A violência contra os moradores de rua em Brasília

Sugerido por Assis Ribeiro

Correio Braziliense 

Visão do Correio :: No tempo da barbárie

O léxico português parece pobre para qualificar a barbárie praticada por jovens contra moradores de rua. Entre as mais de 400 mil palavras, sobressaem perplexidade, indignação e horror, que traduzem o sentimento da população diante da reprise de tragédia incompatível com as consciências civilizadas do mundo.

Jovens transformam pessoas em tochas. Descobertos, alegam ter sido “brincadeira”. Assim foi em 1997. Cinco rapazes da classe alta brasiliense compraram gasolina e partiram em busca de distração. Encontraram o índio Galdino Jesus dos Santos dormindo num ponto de ônibus. Sem censura ou piedade, queimaram-no vivo. 

A tragédia se repetiu agora. Depois de uma noitada regada a álcool e drogas, três adolescentes — de família bem situada socialmente — adquiriram combustível e imitaram a aventura. Mudaram os personagens, mas o enredo se manteve. Se, há 16 anos, havia a certeza de que o horror seria acidente incapaz de repetir-se, agora se teme que a volta seja questão de tempo.

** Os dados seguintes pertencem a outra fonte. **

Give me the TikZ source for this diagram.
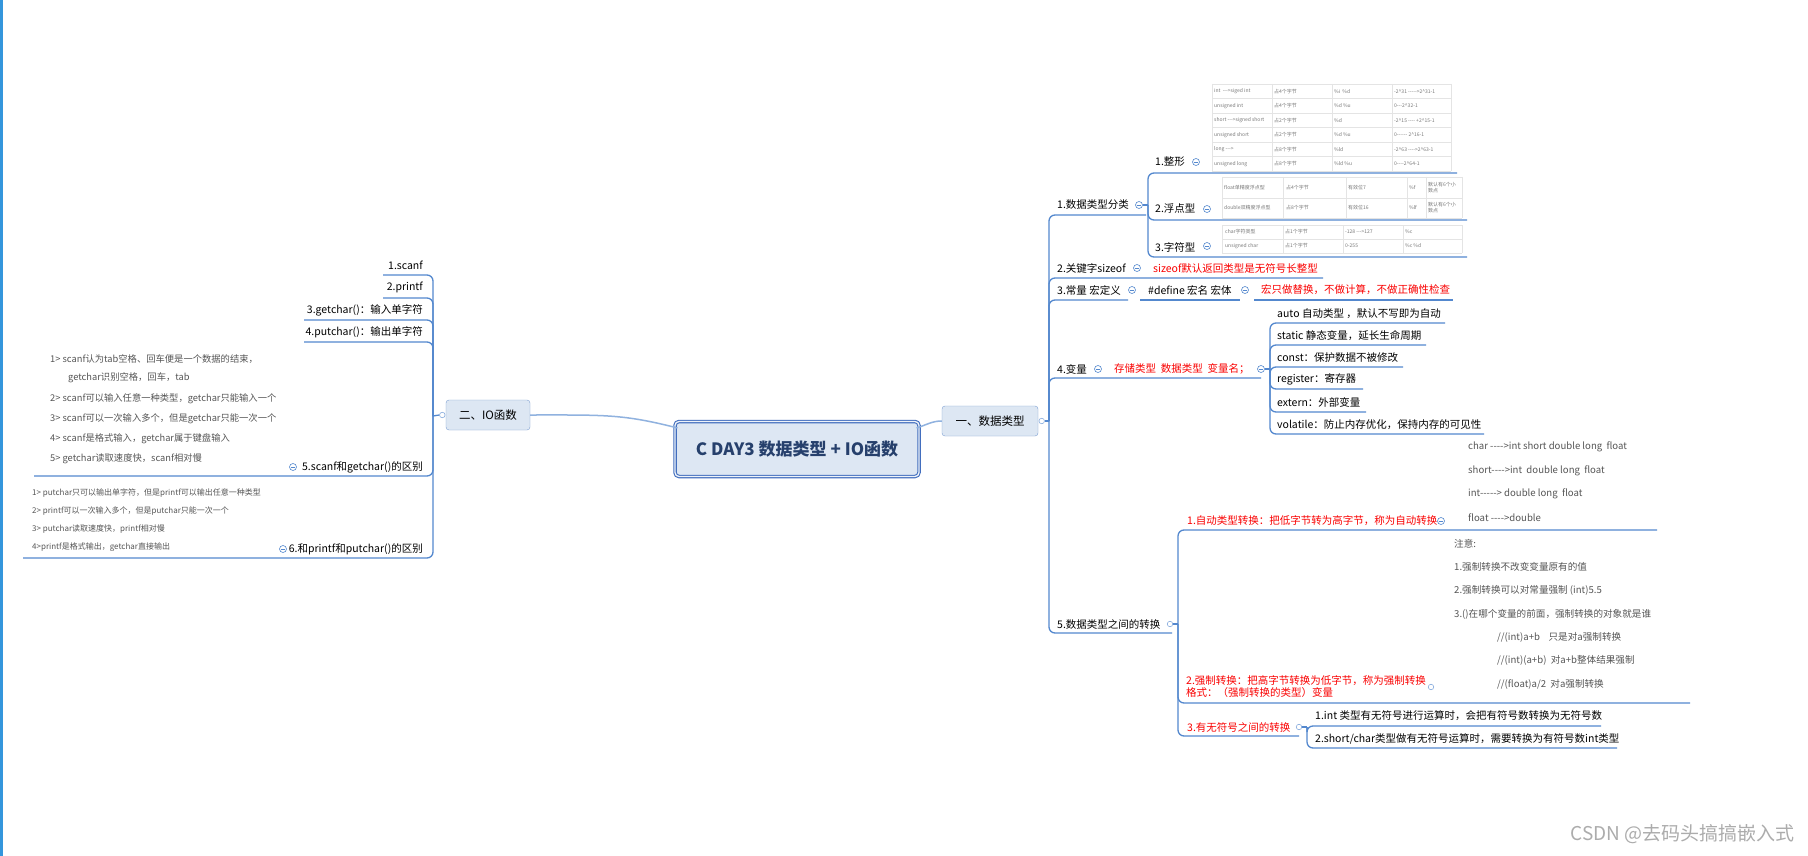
\documentclass[tikz,border=0pt]{standalone}
\usepackage{fontspec}
\setmainfont{Noto Sans CJK SC}[Ligatures=TeXOff]
\usetikzlibrary{positioning,calc}
\definecolor{lineblue}{RGB}{84,136,206}
\definecolor{rootblue}{RGB}{66,110,190}
\definecolor{roottext}{RGB}{38,64,108}
\definecolor{boxfill}{RGB}{221,231,243}
\definecolor{boxdraw}{RGB}{126,160,210}
\definecolor{xred}{RGB}{250,0,0}
\definecolor{notegray}{RGB}{85,85,85}
\definecolor{cellgray}{RGB}{120,120,120}
\definecolor{gridgray}{RGB}{228,228,228}
\definecolor{barblue}{RGB}{52,150,220}
\newcommand{\caret}{\char94\relax}
\newcommand{\foldpt}[2]{%
  \node[fold] (#1) at #2 {};
  \draw[lineblue, line width=0.6pt] ($(#1)+(-1.7,0)$) -- ($(#1)+(1.7,0)$);
}
\tikzset{
  topic/.style={anchor=west, inner sep=0pt, font=\fontsize{10.5}{12}\selectfont},
  redtopic/.style={topic, text=xred},
  ltopic/.style={topic, anchor=east},
  note/.style={anchor=west, inner sep=0pt, text=notegray, font=\fontsize{9.6}{11}\selectfont},
  smallnote/.style={note, font=\fontsize{8}{9}\selectfont},
  cell/.style={anchor=west, inner sep=0pt, text=cellgray, align=left, font=\fontsize{5}{6}\selectfont},
  gridline/.style={draw=gridgray, line width=0.5pt},
  branch/.style={draw=lineblue, line width=1.3pt, rounded corners=6pt},
  rootline/.style={draw=lineblue!65, line width=1.5pt},
  fold/.style={circle, draw=lineblue, fill=white, line width=0.6pt, minimum size=7pt, inner sep=0pt},
  knob/.style={circle, draw=lineblue!70, fill=white, line width=0.6pt, minimum size=5.5pt, inner sep=0pt},
  rootbox/.style={draw=rootblue, line width=1.1pt, double=boxfill!50, double distance=1.3pt,
    fill=boxfill, rounded corners=4pt, minimum width=244pt, minimum height=55pt,
    text=roottext, font=\fontsize{17}{20}\selectfont\bfseries},
  mainbox/.style={draw=boxdraw, fill=boxfill, rounded corners=3pt, minimum height=30pt,
    inner sep=0pt, font=\fontsize{11.5}{13}\selectfont}
}

\begin{document}
\begin{tikzpicture}[x=1pt, y=-1pt]
  \useasboundingbox (0,0) rectangle (1808,856);
  \fill[white] (0,0) rectangle (1808,856);
  \fill[barblue] (0,0) rectangle (2.5,856);

  % centre
  \node[rootbox] (root) at (797,449) {C DAY3 数据类型 + IO函数};
  \node[mainbox, minimum width=96pt] (tA) at (990,421) {一、数据类型};
  \node[mainbox, minimum width=84pt] (tB) at (488,415) {二、IO函数};
  \draw[rootline] ($(root.north west)+(3,7)$) .. controls +(-55,-14) and +(75,0) .. (tB.east);
  \draw[rootline] ($(root.north east)+(-3,7)$) .. controls +(10,-3) and +(-10,0) .. (tA.west);
  \node[knob] (fA) at ($(tA.east)+(3.5,0)$) {};
  \node[knob] (fB) at ($(tB.west)+(-3.5,0)$) {};

  % right side: branches
  \coordinate (sA) at (1049,421);
  \draw[branch] (fA.east) -- (sA);
  \foreach \y/\e in {215/1146, 278/1323, 300/1128, 378/1261, 633/1172}
    \draw[branch] (sA) |- (\e,\y);

  \node[topic] (d1) at (1057,205) {1.数据类型分类};
  \foldpt{f1}{(1139,205)}
  \coordinate (s1) at (1148,205);
  \draw[branch] (f1.east) -- (s1);
  \foreach \y/\e in {173/1457, 220/1467, 257/1467}
    \draw[branch] (s1) |- (\e,\y);
  \node[topic] (d11) at (1155,162) {1.整形};
  \node[topic] (d12) at (1155,209) {2.浮点型};
  \node[topic] (d13) at (1155,247) {3.字符型};
  \foldpt{f11}{(1196,162)}
  \foldpt{f12}{(1207,209)}
  \foldpt{f13}{(1207,246)}

  % tables
  \foreach \y in {84,98.5,113,127.5,142,156.5,171}
    \draw[gridline] (1212,\y) -- (1451,\y);
  \foreach \x in {1212,1272,1332,1392,1451}
    \draw[gridline] (\x,84) -- (\x,171);
  \foreach \ca/\cb/\cc/\cd [count=\i] in {
      {int\ \ --->siged int}/占4个字节/\%i\ \ \%d/-2\caret31 ----->2\caret31-1,
      unsigned int/占4个字节/\%d \%u/0---2\caret32-1,
      short --->signed short/占2个字节/\%d/-2\caret15 ---- +2\caret15-1,
      unsigned short/占2个字节/\%d \%u/0------ 2\caret16-1,
      long --->/占8个字节/\%ld/-2\caret63 ---->2\caret63-1,
      unsigned long/占8个字节/\%ld \%u/0----2\caret64-1}{
    \node[cell] (intA\i) at (1214,76.75+14.5*\i) {\ca};
    \node[cell] (intB\i) at (1274,76.75+14.5*\i) {\cb};
    \node[cell] (intC\i) at (1334,76.75+14.5*\i) {\cc};
    \node[cell] (intD\i) at (1394,76.75+14.5*\i) {\cd};
  }
  \foreach \y in {177,198,218}
    \draw[gridline] (1222,\y) -- (1462,\y);
  \foreach \x in {1222,1283,1346,1407,1426,1462}
    \draw[gridline] (\x,177) -- (\x,218);
  \foreach \ca/\cb/\cc/\cd [count=\i] in {
      float单精度浮点型/占4个字节/有效位7/\%f,
      double双精度浮点型/占8个字节/有效位16/\%lf}{
    \node[cell] (fltA\i) at (1224,167+20.5*\i) {\ca};
    \node[cell] (fltB\i) at (1286,167+20.5*\i) {\cb};
    \node[cell] (fltC\i) at (1348,167+20.5*\i) {\cc};
    \node[cell] (fltD\i) at (1409,167+20.5*\i) {\cd};
    \node[cell] (fltE\i) at (1428,167+20.5*\i) {默认有6个小\\数点};
  }
  \foreach \y in {225,239,253}
    \draw[gridline] (1222,\y) -- (1462,\y);
  \foreach \x in {1222,1283,1343,1403,1462}
    \draw[gridline] (\x,225) -- (\x,253);
  \foreach \ca/\cb/\cc/\cd [count=\i] in {
      char字符类型/占1个字节/-128 --->127/\%c,
      unsigned char/占1个字节/0-255/\%c \%d}{
    \node[cell] (chrA\i) at (1225,218+14*\i) {\ca};
    \node[cell] (chrB\i) at (1285,218+14*\i) {\cb};
    \node[cell] (chrC\i) at (1345,218+14*\i) {\cc};
    \node[cell] (chrD\i) at (1405,218+14*\i) {\cd};
  }

  \node[topic] (d2) at (1057,268) {2.关键字sizeof};
  \foldpt{f2}{(1137,268)}
  \node[redtopic] (d21) at (1153,268) {sizeof默认返回类型是无符号长整型};

  \node[topic] (d3) at (1057,290) {3.常量 宏定义};
  \foldpt{f3}{(1132,290)}
  \node[topic] (d31) at (1148,290) {\#define 宏名 宏体};
  \foldpt{f3b}{(1245,290)}
  \node[redtopic] (d32) at (1261,290) {宏只做替换，不做计算，不做正确性检查};
  \draw[branch] (1140,300) -- (1240,300);
  \draw[branch] (1254,300) -- (1453,300);

  \node[topic] (d4) at (1057,369) {4.变量};
  \foldpt{f4}{(1098,369)}
  \node[redtopic] (d41) at (1114,369) {存储类型\ \ 数据类型\ \ 变量名；};
  \foldpt{f4b}{(1261,369)}
  \coordinate (s4) at (1270,369);
  \draw[branch] (f4b.east) -- (s4);
  \foreach \y/\e in {323/1445, 345/1426, 367/1403, 389/1363, 412/1366, 434/1484}
    \draw[branch] (s4) |- (\e,\y);
  \foreach \t [count=\i] in {auto 自动类型 ，默认不写即为自动, static 静态变量，延长生命周期,
      const：保护数据不被修改, register：寄存器, extern：外部变量,
      volatile：防止内存优化，保持内存的可见性}
    \node[topic] (v\i) at (1277,291+22.2*\i) {\t};

  \node[topic] (d5) at (1057,624) {5.数据类型之间的转换};
  \node[knob] (f5) at (1170,624) {};
  \coordinate (s5) at (1178,624);
  \draw[branch] (f5.east) -- (s5);
  \foreach \y/\e in {530/1657, 703/1690, 736/1299}
    \draw[branch] (s5) |- (\e,\y);
  \node[redtopic] (d51) at (1187,521) {1.自动类型转换：把低字节转为高字节，称为自动转换};
  \foldpt{f51}{(1441,521)}
  \foreach \t [count=\i] in {char ---->int short double long\ \ float, short---->int\ \ double long\ \ float,
      int-----> double long\ \ float, float ---->double}
    \node[note] (au\i) at (1468,423.5+23.5*\i) {\t};

  \node[redtopic, align=left] (d52) at (1186,687) {2.强制转换：把高字节转换为低字节，称为强制转换\\格式：（强制转换的类型）变量};
  \node[knob] (f52) at (1431,687) {};
  \foreach \t [count=\i] in {注意:, 1.强制转换不改变变量原有的值, 2.强制转换可以对常量强制 (int)5.5,
      3.()在哪个变量的前面，强制转换的对象就是谁}
    \node[note] (nt\i) at (1454,520.7+23.3*\i) {\t};
  \foreach \t [count=\i] in {//(int)a+b\ \ \ \ 只是对a强制转换, //(int)(a+b)\ \ 对a+b整体结果强制,
      //(float)a/2\ \ 对a强制转换}
    \node[note] (nx\i) at (1497,613.7+23.5*\i) {\t};

  \node[redtopic] (d53) at (1187,727) {3.有无符号之间的转换};
  \node[knob] (f53) at (1299,727) {};
  \coordinate (s53) at (1307,727);
  \draw[branch] (f53.east) -- (s53);
  \foreach \y/\e in {726/1601, 748/1617}
    \draw[branch] (s53) |- (\e,\y);
  \node[topic] (d531) at (1315,716) {1.int 类型有无符号进行运算时，会把有符号数转换为无符号数};
  \node[topic] (d532) at (1315,739) {2.short/char类型做有无符号运算时，需要转换为有符号数int类型};

  % left side
  \coordinate (sB) at (433,416);
  \draw[branch] (fB.west) -- (sB);
  \foreach \y/\e in {275/383, 298/383, 320/304, 342/304, 476/34, 558/23}
    \draw[branch] (sB) |- (\e,\y);
  \node[ltopic] (io1) at (423,265) {1.scanf};
  \node[ltopic] (io2) at (423,287) {2.printf};
  \node[ltopic] (io3) at (423,310) {3.getchar()：输入单字符};
  \node[ltopic] (io4) at (423,332) {4.putchar()：输出单字符};
  \node[ltopic] (io5) at (423,467) {5.scanf和getchar()的区别};
  \foldpt{fL5}{(293,467)}
  \node[ltopic] (io6) at (423,549) {6.和printf和putchar()的区别};
  \foldpt{fL6}{(283,549)}

  \node[note, font=\fontsize{9.3}{11}\selectfont] (sg0) at (68,378) {getchar识别空格，回车，tab};
  \foreach \t/\y [count=\i] in {1> scanf认为tab空格、回车便是一个数据的结束，/359,
      2> scanf可以输入任意一种类型，getchar只能输入一个/399,
      3> scanf可以一次输入多个，但是getchar只能一次一个/419,
      4> scanf是格式输入，getchar属于键盘输入/439,
      5> getchar读取速度快，scanf相对慢/459}
    \node[note, font=\fontsize{9.3}{11}\selectfont] (sg\i) at (50,\y) {\t};
  \foreach \t [count=\i] in {1> putchar只可以输出单字符，但是printf可以输出任意一种类型,
      2> printf可以一次输入多个，但是putchar只能一次一个,
      3> putchar读取速度快，printf相对慢, 4>printf是格式输出，getchar直接输出}
    \node[smallnote] (pp\i) at (32,475+18*\i) {\t};

  \node[anchor=east, inner sep=0pt, text=gray!65, font=\fontsize{19}{21}\selectfont] (mark) at (1795,834) {CSDN @去码头搞搞嵌入式};
\end{tikzpicture}
\end{document}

Não há dúvida de que medidas precisam ser tomadas. Não há dúvida, também, de que se impõem ações preventivas. Especialistas em comportamento humano têm de ser convocados para ajudar a criar conceitos aptos a tornar compreensível o admirável mundo novo em que se vive. Jovem que se diverte ateando fogo a um semelhante indefeso nutre, com certeza, valores diferentes dos comungados pelos antepassados.

Como frisou sociólogo da Universidade de Brasília, o que sobressai nos dois homicídios é a banalização da vida em relação aos mais desprotegidos. Parece que rapazes e moças vivem em mundo virtual em que ganha recompensa quem demonstra maior capacidade de dar fim ao inimigo seja ele quem for — pai, mãe, bebê, criança, grávida. Atingido o objetivo, desliga-se o computador e procura-se outro lazer.

A família mudou. A maior parte dos clãs abdicou do papel de protagonizar a educação dos filhos. Babás, empregados ou professores passaram a desempenhar funções que pertencem a pai, mãe, avós. Sem bússola, a criança cresce sem limites, na ilusão de que pode fazer tudo — inclusive dispor da vida de semelhantes. 

Se o candidato a vítima for desamparado como os moradores de rua, a insensibilidade cresce porque a pessoa parece perder a condição humana para se tornar coisa. A violência contra ela não seria passível de punição. Não só. O consumo crescente de drogas lícitas e ilícitas amplia a sensação de superpoder e, claro, a ousadia de quem pensa que nada tem a perder ou a pagar. 

Devolver rapazes e moças aos trilhos dos valores que separam a civilização da barbárie constitui tarefa difícil, porém inadiável. Exige a participação da família, da escola, da igreja, dos clubes sociais, dos meios de comunicação de massa. A televisão, cujo poder de impor comportamentos é indiscutível, precisa abraçar a causa. Só com a mobilização coletiva — articulada e contínua — as fogueiras humanas se tornarão vergonhosa chaga do passado cuja cicatriz jamais se apagará.